[Entries with chart source code]
+++

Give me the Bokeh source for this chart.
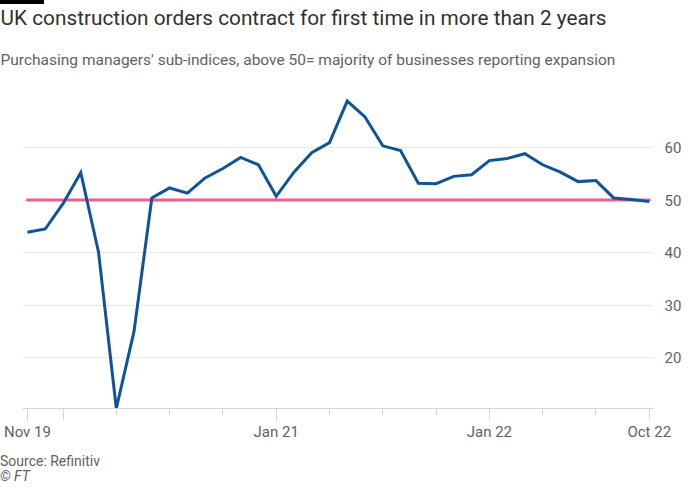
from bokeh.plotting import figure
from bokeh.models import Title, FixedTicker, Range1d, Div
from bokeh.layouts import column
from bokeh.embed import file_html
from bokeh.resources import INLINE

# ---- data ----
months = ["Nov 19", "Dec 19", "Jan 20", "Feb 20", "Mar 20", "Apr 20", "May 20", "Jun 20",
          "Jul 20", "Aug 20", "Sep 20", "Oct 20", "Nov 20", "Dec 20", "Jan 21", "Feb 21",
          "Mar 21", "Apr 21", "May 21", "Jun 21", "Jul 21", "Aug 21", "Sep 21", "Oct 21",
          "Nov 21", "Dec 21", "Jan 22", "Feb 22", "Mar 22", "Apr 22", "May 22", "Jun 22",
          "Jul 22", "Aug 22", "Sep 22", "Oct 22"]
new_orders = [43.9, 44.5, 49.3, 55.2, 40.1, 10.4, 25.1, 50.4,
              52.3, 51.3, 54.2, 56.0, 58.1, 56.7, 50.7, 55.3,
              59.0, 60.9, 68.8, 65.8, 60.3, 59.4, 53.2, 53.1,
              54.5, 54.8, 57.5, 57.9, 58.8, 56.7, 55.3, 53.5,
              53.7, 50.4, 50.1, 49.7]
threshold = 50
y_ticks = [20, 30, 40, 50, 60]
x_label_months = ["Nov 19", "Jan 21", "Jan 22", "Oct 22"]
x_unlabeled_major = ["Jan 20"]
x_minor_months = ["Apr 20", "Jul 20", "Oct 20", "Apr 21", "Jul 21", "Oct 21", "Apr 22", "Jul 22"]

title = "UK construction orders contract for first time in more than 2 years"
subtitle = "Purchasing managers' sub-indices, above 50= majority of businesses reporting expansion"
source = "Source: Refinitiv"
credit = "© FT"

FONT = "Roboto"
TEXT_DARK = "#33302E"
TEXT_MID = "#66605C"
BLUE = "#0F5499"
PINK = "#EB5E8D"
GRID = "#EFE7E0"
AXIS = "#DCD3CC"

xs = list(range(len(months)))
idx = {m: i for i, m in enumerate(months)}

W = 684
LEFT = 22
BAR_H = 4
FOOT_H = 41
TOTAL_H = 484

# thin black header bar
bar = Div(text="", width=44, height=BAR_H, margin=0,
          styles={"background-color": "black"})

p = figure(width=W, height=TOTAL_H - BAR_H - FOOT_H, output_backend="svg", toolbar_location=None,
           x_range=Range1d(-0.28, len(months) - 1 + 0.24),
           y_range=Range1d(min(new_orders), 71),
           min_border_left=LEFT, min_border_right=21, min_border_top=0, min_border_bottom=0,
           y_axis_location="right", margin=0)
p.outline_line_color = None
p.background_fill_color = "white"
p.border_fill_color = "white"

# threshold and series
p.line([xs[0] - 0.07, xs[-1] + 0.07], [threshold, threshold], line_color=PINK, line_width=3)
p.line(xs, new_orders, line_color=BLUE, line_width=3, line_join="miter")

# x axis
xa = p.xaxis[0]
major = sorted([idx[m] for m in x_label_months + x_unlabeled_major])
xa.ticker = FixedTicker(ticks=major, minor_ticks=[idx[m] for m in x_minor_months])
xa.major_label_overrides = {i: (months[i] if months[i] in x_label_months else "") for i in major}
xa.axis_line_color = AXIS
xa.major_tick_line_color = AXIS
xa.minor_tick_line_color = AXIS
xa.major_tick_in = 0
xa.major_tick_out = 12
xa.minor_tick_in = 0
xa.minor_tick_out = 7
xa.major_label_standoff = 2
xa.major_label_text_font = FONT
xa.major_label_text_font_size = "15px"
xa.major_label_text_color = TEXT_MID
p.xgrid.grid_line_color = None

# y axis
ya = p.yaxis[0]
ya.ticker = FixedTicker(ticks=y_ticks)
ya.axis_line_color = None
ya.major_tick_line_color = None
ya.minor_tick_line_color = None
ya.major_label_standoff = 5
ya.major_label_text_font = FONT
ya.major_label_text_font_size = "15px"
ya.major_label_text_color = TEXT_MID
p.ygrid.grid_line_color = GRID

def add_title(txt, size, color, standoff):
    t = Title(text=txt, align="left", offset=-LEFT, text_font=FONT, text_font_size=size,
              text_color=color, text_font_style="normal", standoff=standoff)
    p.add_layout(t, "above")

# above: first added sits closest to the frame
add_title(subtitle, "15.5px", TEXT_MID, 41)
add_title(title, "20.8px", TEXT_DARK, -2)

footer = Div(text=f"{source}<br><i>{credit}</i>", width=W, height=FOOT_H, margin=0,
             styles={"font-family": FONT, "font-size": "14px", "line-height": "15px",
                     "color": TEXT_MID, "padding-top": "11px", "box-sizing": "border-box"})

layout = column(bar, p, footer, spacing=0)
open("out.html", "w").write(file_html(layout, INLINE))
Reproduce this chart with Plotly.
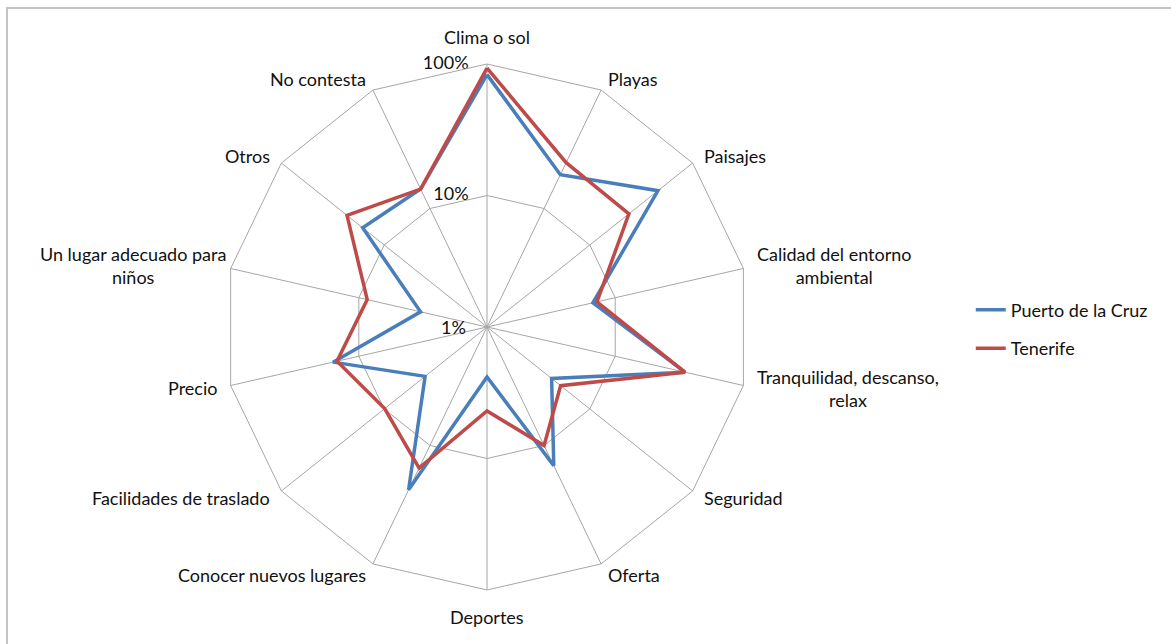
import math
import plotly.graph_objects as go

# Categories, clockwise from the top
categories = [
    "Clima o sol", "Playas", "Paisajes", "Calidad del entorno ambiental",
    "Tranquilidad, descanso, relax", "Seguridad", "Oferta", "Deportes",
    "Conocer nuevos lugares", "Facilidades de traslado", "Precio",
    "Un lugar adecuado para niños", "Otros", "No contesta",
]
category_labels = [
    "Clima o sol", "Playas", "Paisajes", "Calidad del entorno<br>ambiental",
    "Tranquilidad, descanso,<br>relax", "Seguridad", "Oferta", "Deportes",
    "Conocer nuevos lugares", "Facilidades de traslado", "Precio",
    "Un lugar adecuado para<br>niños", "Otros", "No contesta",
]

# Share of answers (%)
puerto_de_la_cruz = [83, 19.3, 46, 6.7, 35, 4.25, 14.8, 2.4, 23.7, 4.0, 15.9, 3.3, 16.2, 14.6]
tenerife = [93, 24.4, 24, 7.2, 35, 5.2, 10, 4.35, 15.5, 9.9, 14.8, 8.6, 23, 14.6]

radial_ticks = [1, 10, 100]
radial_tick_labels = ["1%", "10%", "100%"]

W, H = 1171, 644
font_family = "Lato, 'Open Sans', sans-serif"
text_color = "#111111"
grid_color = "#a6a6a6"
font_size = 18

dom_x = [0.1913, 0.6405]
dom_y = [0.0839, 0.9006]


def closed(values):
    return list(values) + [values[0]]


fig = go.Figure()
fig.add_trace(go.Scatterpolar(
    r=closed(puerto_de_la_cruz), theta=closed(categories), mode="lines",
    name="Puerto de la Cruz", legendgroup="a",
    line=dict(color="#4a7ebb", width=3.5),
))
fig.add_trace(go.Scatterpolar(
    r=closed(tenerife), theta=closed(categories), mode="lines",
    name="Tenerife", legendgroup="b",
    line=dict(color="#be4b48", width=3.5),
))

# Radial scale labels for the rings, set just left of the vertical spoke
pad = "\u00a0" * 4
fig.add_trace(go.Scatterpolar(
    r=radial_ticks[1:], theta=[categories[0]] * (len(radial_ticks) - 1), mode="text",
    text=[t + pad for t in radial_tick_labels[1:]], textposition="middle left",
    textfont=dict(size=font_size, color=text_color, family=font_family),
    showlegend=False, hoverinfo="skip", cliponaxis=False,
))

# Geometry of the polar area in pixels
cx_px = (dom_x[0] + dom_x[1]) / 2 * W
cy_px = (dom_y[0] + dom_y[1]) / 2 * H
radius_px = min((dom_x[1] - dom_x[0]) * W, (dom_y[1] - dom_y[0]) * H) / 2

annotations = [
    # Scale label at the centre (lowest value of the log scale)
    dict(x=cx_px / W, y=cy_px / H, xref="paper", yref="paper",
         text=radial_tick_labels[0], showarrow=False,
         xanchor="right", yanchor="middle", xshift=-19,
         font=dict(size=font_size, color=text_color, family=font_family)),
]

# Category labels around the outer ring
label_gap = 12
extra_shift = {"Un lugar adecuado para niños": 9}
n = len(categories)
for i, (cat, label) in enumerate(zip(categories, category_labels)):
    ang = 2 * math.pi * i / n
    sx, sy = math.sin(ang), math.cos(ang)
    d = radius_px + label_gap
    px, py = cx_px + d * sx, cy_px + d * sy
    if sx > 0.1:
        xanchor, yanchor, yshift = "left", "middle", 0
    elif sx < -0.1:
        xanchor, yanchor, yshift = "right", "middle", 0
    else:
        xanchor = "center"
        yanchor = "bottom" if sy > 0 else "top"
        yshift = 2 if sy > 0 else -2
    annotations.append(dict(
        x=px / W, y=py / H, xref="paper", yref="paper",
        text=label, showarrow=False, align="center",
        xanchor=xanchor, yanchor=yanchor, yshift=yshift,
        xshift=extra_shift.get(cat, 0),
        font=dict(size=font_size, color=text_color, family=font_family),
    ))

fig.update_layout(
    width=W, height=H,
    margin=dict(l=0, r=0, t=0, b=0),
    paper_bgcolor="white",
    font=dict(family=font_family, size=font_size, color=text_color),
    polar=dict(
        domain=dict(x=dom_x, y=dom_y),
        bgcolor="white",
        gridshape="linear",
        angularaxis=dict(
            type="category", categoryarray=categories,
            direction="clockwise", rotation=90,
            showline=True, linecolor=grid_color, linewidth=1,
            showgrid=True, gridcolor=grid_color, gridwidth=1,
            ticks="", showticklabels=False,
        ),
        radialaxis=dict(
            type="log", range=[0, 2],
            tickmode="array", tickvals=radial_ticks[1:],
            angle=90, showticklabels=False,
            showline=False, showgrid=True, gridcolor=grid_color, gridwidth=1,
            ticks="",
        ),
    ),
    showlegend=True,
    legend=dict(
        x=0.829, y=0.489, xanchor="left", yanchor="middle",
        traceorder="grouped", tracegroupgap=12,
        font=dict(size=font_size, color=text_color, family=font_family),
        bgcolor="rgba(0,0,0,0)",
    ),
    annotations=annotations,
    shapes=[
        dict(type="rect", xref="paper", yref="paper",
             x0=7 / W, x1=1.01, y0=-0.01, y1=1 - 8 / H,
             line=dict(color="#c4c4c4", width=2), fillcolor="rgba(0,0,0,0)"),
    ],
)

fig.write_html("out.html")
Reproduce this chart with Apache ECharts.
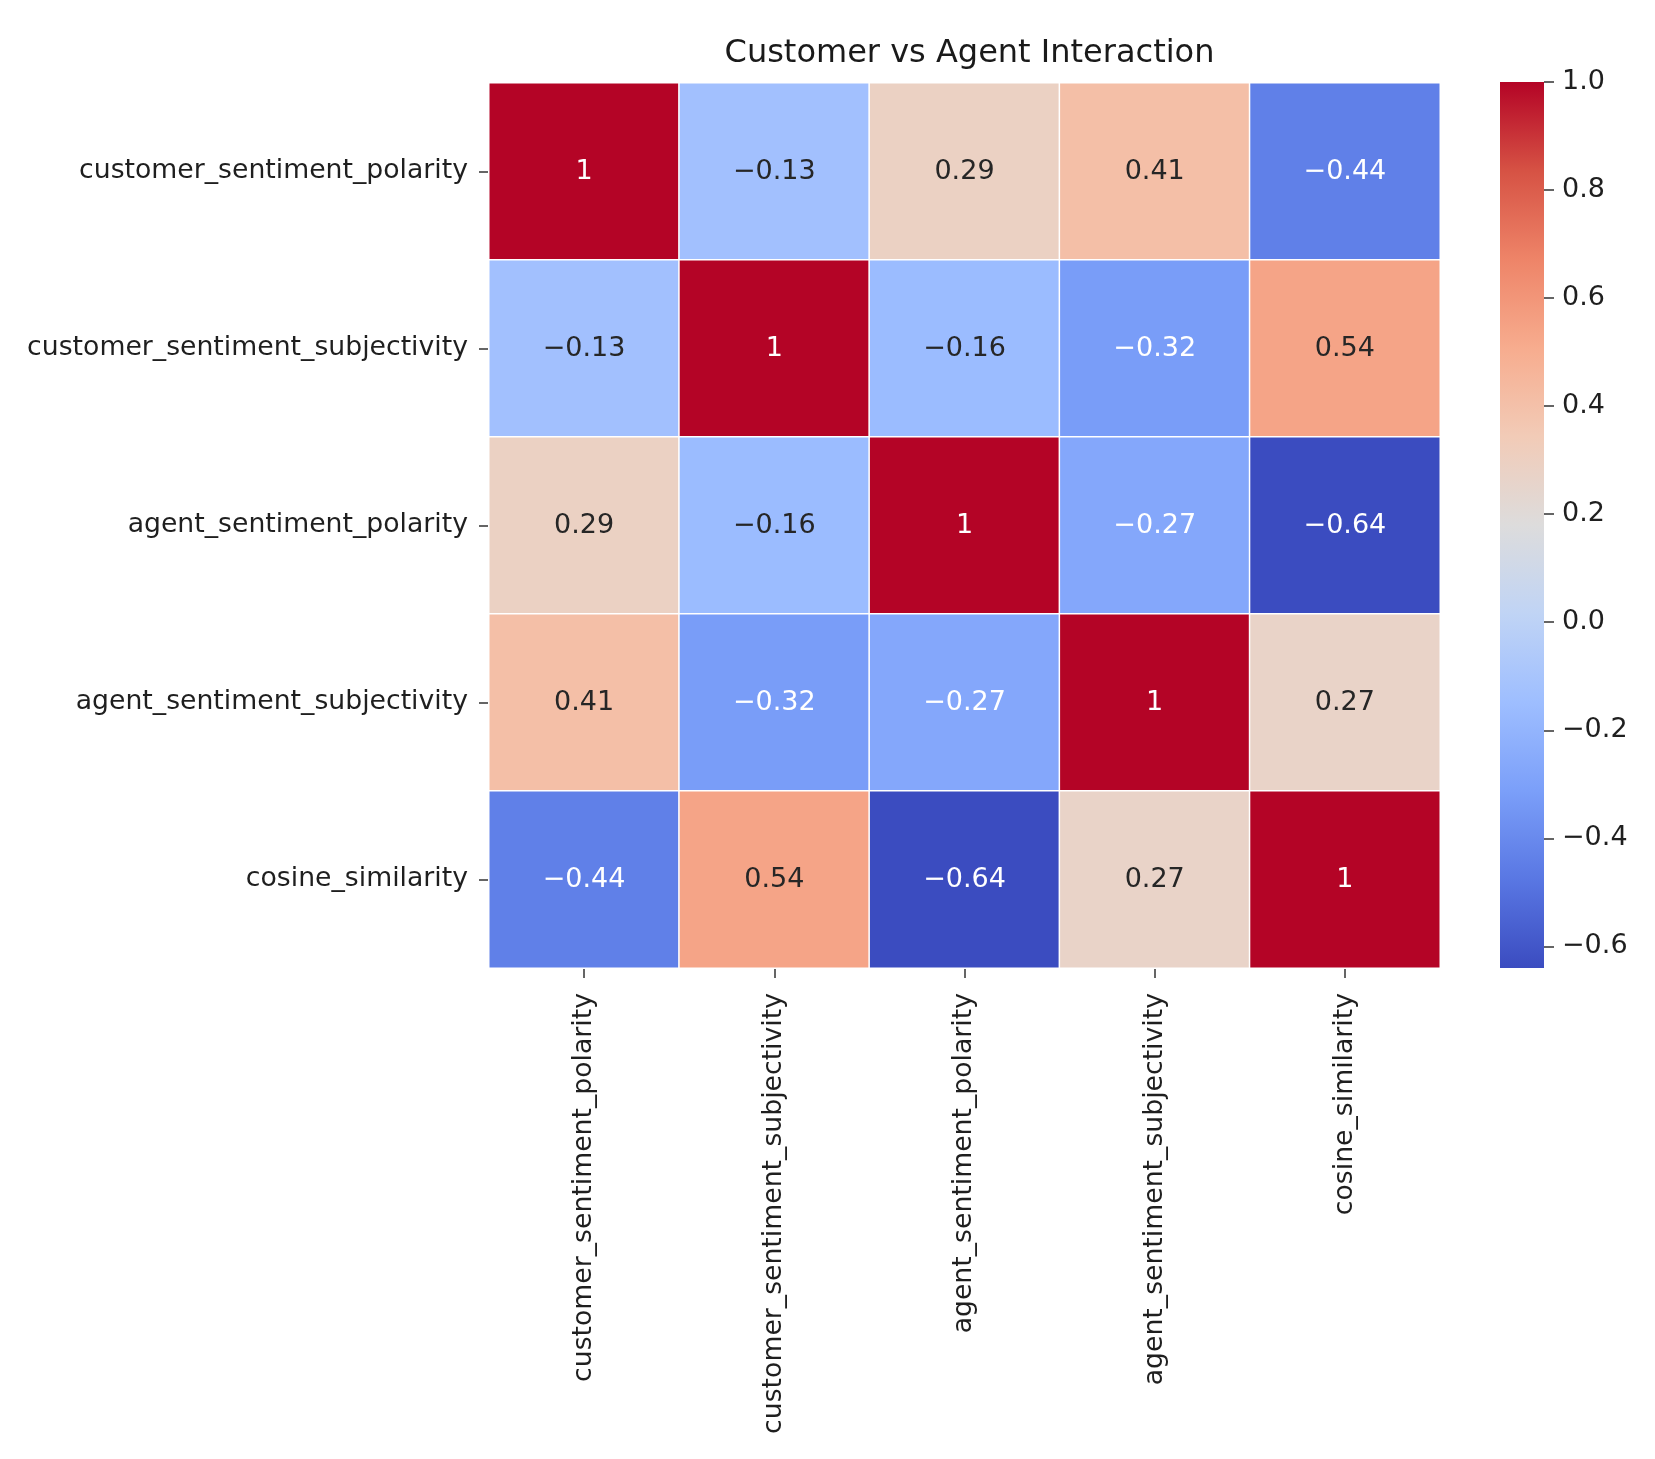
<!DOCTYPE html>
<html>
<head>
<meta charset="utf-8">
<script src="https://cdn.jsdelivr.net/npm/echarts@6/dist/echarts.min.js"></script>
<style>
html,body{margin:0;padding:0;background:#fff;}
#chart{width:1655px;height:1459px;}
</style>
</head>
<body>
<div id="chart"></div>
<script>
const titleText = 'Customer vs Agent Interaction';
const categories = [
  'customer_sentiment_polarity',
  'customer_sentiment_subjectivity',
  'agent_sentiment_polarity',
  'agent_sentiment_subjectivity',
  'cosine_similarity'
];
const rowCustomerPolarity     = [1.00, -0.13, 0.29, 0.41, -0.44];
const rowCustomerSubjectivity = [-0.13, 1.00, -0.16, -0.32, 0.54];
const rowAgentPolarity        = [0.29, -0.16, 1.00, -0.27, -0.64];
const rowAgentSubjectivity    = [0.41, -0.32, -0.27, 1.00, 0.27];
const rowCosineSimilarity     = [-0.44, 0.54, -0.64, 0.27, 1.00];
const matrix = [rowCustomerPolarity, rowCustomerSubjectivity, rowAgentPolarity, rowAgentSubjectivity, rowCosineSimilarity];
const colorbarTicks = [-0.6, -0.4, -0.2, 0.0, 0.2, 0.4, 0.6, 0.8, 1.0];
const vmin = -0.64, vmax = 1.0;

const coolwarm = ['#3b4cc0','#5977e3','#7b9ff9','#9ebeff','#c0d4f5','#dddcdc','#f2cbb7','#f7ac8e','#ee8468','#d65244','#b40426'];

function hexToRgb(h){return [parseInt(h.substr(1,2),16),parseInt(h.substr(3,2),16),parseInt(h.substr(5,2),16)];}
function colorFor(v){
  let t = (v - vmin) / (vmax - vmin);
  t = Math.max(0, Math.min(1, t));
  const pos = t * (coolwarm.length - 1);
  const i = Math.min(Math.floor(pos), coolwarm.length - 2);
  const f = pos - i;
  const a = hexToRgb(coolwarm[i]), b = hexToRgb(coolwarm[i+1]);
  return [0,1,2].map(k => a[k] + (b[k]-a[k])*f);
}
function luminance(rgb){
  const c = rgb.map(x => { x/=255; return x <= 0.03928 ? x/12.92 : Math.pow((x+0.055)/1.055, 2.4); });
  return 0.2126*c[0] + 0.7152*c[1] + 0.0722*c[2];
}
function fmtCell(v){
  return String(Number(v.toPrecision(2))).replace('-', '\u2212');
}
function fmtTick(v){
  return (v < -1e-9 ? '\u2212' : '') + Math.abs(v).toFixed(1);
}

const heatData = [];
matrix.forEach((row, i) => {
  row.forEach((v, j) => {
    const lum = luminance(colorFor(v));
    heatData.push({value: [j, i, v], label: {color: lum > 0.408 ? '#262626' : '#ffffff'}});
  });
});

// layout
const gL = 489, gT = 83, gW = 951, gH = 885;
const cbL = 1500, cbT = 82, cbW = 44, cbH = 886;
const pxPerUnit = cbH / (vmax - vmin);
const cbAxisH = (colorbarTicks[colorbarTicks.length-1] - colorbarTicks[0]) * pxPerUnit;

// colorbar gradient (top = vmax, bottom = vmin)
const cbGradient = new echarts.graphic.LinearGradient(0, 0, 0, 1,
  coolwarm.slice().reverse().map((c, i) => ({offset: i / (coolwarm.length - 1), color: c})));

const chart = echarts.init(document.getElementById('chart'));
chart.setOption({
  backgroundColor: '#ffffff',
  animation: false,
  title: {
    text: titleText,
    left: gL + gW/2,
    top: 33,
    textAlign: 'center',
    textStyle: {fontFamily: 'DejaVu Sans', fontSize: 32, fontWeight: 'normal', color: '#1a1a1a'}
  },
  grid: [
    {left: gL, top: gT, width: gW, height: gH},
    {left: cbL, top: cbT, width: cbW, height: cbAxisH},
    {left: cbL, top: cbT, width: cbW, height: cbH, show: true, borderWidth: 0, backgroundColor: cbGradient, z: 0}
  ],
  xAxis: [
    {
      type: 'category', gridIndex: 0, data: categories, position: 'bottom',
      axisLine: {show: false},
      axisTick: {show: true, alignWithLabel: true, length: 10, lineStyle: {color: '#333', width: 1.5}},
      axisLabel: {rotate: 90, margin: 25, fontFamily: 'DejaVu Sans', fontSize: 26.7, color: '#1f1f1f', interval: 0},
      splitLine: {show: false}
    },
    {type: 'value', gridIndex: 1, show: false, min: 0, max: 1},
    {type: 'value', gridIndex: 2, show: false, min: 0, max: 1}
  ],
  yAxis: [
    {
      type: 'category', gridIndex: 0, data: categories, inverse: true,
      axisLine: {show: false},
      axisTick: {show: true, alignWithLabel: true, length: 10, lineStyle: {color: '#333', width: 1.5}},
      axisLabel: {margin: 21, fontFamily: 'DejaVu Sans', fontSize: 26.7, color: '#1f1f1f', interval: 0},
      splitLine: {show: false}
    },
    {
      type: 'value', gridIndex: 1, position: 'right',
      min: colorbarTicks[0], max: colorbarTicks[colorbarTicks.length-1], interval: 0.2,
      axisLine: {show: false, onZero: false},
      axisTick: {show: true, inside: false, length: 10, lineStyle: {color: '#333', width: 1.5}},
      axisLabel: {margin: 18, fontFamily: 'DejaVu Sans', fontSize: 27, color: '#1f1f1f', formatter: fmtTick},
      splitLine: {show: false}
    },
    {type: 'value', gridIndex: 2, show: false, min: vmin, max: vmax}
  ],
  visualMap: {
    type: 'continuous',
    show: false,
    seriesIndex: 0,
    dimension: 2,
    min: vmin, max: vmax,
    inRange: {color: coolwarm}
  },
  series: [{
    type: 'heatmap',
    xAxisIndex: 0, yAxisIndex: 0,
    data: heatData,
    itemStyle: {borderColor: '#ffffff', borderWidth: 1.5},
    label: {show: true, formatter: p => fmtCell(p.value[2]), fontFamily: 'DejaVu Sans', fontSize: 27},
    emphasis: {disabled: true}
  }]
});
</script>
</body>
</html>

+++

- **Problem description**
Extract exactly, and only, the lines from the one with "Reproduce this chart with Plotly." to the one with "radius_px = min((dom_x[1]", both ends counted. Leave the images behind.

- **Answer in full**
Reproduce this chart with Plotly.
import math
import plotly.graph_objects as go

# Categories, clockwise from the top
categories = [
    "Clima o sol", "Playas", "Paisajes", "Calidad del entorno ambiental",
    "Tranquilidad, descanso, relax", "Seguridad", "Oferta", "Deportes",
    "Conocer nuevos lugares", "Facilidades de traslado", "Precio",
    "Un lugar adecuado para niños", "Otros", "No contesta",
]
category_labels = [
    "Clima o sol", "Playas", "Paisajes", "Calidad del entorno<br>ambiental",
    "Tranquilidad, descanso,<br>relax", "Seguridad", "Oferta", "Deportes",
    "Conocer nuevos lugares", "Facilidades de traslado", "Precio",
    "Un lugar adecuado para<br>niños", "Otros", "No contesta",
]

# Share of answers (%)
puerto_de_la_cruz = [83, 19.3, 46, 6.7, 35, 4.25, 14.8, 2.4, 23.7, 4.0, 15.9, 3.3, 16.2, 14.6]
tenerife = [93, 24.4, 24, 7.2, 35, 5.2, 10, 4.35, 15.5, 9.9, 14.8, 8.6, 23, 14.6]

radial_ticks = [1, 10, 100]
radial_tick_labels = ["1%", "10%", "100%"]

W, H = 1171, 644
font_family = "Lato, 'Open Sans', sans-serif"
text_color = "#111111"
grid_color = "#a6a6a6"
font_size = 18

dom_x = [0.1913, 0.6405]
dom_y = [0.0839, 0.9006]


def closed(values):
    return list(values) + [values[0]]


fig = go.Figure()
fig.add_trace(go.Scatterpolar(
    r=closed(puerto_de_la_cruz), theta=closed(categories), mode="lines",
    name="Puerto de la Cruz", legendgroup="a",
    line=dict(color="#4a7ebb", width=3.5),
))
fig.add_trace(go.Scatterpolar(
    r=closed(tenerife), theta=closed(categories), mode="lines",
    name="Tenerife", legendgroup="b",
    line=dict(color="#be4b48", width=3.5),
))

# Radial scale labels for the rings, set just left of the vertical spoke
pad = "\u00a0" * 4
fig.add_trace(go.Scatterpolar(
    r=radial_ticks[1:], theta=[categories[0]] * (len(radial_ticks) - 1), mode="text",
    text=[t + pad for t in radial_tick_labels[1:]], textposition="middle left",
    textfont=dict(size=font_size, color=text_color, family=font_family),
    showlegend=False, hoverinfo="skip", cliponaxis=False,
))

# Geometry of the polar area in pixels
cx_px = (dom_x[0] + dom_x[1]) / 2 * W
cy_px = (dom_y[0] + dom_y[1]) / 2 * H
radius_px = min((dom_x[1] - dom_x[0]) * W, (dom_y[1] - dom_y[0]) * H) / 2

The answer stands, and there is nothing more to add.